• TASK: Extract only the first line of the listing and every line after it up to and including the one with "601,274 601,298 613,298". Omit the pictures.

☆ ☆ ☆ ☆

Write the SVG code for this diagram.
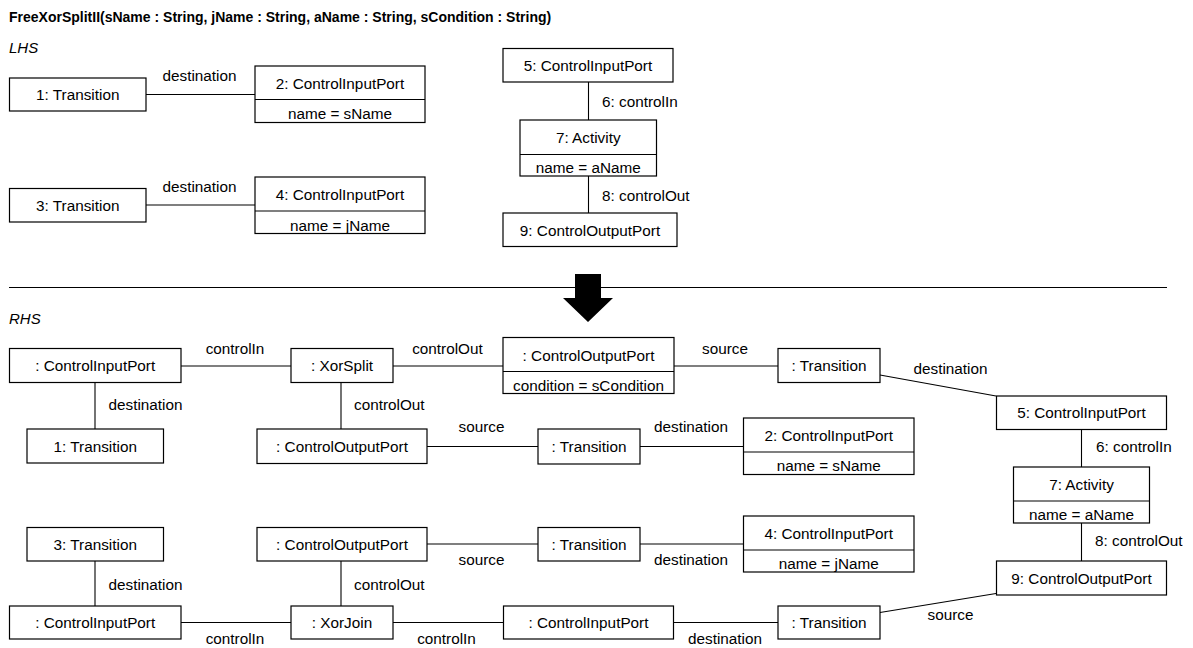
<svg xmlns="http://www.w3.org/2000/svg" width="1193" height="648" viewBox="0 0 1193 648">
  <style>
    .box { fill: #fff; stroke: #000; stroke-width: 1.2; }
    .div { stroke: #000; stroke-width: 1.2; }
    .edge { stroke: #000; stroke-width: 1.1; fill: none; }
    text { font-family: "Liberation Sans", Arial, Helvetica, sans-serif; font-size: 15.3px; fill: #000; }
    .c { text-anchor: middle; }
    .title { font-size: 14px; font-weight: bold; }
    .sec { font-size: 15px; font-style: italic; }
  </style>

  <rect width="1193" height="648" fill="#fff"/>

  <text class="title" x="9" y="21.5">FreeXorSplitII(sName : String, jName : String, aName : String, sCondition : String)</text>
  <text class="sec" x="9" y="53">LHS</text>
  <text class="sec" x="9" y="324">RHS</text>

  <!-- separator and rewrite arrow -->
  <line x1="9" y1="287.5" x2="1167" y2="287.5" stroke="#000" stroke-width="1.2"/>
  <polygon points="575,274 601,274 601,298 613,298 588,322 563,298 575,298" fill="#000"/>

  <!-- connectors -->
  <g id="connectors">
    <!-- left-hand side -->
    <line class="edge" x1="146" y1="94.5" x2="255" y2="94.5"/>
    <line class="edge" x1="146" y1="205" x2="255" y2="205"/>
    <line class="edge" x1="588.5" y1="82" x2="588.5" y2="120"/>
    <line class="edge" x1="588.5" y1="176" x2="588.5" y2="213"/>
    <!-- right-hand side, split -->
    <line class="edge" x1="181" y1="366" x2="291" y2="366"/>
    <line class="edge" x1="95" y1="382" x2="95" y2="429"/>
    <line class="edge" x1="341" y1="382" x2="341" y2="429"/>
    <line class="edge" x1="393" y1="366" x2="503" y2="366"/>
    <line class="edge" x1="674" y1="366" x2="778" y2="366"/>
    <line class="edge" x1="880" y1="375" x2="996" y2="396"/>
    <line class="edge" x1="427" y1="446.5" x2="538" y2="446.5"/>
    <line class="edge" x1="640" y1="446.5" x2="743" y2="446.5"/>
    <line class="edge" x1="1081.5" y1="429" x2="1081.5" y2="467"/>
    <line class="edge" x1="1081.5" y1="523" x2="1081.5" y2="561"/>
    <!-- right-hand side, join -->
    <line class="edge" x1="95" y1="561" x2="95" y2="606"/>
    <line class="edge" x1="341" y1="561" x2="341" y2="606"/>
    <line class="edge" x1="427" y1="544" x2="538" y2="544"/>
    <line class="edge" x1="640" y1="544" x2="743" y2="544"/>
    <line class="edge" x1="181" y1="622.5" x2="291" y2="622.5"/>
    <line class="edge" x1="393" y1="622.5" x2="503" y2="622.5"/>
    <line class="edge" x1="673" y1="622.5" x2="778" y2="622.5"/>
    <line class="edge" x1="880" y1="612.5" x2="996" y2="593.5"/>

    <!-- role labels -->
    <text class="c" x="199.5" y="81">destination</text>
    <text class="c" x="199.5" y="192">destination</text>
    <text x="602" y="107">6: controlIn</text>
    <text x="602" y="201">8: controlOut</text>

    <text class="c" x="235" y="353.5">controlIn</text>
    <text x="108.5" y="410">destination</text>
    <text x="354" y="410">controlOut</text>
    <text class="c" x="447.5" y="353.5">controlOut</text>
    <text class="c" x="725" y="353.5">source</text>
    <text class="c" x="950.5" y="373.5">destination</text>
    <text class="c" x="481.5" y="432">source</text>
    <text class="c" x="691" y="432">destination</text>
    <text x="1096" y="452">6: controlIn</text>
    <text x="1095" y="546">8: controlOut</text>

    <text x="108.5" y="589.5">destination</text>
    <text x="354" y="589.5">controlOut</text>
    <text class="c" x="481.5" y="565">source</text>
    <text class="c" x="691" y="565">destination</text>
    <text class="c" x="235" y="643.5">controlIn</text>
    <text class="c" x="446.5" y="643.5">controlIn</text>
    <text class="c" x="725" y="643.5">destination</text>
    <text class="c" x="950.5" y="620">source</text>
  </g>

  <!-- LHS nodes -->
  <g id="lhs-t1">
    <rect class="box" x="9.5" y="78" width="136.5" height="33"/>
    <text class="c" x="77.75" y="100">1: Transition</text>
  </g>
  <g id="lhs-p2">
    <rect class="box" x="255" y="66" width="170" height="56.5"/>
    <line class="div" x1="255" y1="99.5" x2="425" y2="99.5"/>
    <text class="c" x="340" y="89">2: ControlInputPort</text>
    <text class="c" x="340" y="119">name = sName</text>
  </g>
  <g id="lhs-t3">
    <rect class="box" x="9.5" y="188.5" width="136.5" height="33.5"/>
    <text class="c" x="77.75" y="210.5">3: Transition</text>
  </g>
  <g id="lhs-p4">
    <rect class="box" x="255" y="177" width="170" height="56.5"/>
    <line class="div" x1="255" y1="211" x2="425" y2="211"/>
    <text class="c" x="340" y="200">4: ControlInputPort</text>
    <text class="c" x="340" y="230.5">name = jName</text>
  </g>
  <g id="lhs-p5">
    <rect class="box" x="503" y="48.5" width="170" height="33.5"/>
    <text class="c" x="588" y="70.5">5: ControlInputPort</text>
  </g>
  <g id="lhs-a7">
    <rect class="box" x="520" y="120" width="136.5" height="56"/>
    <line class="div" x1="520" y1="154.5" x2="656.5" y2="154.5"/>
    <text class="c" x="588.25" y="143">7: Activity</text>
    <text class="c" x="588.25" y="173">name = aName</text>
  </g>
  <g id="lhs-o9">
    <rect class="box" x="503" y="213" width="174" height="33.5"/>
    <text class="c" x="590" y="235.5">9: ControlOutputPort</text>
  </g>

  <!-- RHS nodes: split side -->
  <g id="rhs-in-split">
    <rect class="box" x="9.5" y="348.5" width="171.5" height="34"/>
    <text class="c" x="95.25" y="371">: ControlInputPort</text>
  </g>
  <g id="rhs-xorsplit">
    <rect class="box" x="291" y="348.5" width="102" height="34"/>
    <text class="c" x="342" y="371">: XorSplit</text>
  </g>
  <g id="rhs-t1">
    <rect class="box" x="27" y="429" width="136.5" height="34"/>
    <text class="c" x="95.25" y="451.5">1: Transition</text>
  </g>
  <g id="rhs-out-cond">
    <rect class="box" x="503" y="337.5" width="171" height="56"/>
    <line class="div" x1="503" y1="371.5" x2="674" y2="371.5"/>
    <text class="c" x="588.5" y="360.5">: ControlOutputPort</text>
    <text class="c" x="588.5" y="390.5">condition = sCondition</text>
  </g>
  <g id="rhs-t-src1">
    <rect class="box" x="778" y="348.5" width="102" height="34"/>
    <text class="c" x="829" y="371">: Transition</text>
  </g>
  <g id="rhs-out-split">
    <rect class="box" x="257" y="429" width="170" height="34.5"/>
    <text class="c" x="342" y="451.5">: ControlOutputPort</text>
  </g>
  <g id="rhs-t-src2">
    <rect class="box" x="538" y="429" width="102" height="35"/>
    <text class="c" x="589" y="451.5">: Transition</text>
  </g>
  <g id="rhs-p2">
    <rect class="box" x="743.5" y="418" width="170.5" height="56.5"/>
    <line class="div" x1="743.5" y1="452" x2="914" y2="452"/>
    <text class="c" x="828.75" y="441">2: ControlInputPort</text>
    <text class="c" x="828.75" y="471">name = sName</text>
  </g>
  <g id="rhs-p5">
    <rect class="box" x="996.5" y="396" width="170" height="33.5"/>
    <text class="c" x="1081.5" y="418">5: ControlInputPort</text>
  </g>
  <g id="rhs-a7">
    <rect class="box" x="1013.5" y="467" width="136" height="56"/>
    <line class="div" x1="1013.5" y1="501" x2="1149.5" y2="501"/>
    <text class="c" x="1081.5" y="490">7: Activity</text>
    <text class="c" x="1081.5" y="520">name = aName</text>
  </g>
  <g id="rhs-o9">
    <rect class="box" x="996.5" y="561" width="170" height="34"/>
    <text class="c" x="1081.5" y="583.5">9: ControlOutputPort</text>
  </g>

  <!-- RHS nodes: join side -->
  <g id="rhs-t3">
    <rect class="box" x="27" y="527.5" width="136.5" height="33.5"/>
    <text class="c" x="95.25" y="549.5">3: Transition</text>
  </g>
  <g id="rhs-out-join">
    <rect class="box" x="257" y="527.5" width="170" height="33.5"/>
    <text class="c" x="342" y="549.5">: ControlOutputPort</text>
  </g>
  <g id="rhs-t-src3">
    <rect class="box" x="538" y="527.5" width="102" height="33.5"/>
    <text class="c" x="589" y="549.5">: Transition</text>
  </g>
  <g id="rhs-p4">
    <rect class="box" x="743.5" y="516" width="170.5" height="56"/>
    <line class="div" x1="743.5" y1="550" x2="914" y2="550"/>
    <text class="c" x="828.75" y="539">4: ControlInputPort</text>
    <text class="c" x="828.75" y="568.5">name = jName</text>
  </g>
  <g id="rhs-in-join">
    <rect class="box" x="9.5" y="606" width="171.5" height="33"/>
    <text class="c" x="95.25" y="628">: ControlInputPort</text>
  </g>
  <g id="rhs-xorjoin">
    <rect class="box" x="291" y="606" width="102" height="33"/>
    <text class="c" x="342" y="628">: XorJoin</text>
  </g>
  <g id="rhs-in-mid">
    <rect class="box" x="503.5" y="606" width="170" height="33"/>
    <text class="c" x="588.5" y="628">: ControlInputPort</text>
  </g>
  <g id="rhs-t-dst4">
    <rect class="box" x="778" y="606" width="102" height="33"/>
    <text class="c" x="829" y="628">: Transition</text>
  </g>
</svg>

☆ ☆ ☆ ☆

• ANSWER TO THIS EXERCISE:
Write the SVG code for this diagram.
<svg xmlns="http://www.w3.org/2000/svg" width="1193" height="648" viewBox="0 0 1193 648">
  <style>
    .box { fill: #fff; stroke: #000; stroke-width: 1.2; }
    .div { stroke: #000; stroke-width: 1.2; }
    .edge { stroke: #000; stroke-width: 1.1; fill: none; }
    text { font-family: "Liberation Sans", Arial, Helvetica, sans-serif; font-size: 15.3px; fill: #000; }
    .c { text-anchor: middle; }
    .title { font-size: 14px; font-weight: bold; }
    .sec { font-size: 15px; font-style: italic; }
  </style>

  <rect width="1193" height="648" fill="#fff"/>

  <text class="title" x="9" y="21.5">FreeXorSplitII(sName : String, jName : String, aName : String, sCondition : String)</text>
  <text class="sec" x="9" y="53">LHS</text>
  <text class="sec" x="9" y="324">RHS</text>

  <!-- separator and rewrite arrow -->
  <line x1="9" y1="287.5" x2="1167" y2="287.5" stroke="#000" stroke-width="1.2"/>
  <polygon points="575,274 601,274 601,298 613,298 588,322 563,298 575,298" fill="#000"/>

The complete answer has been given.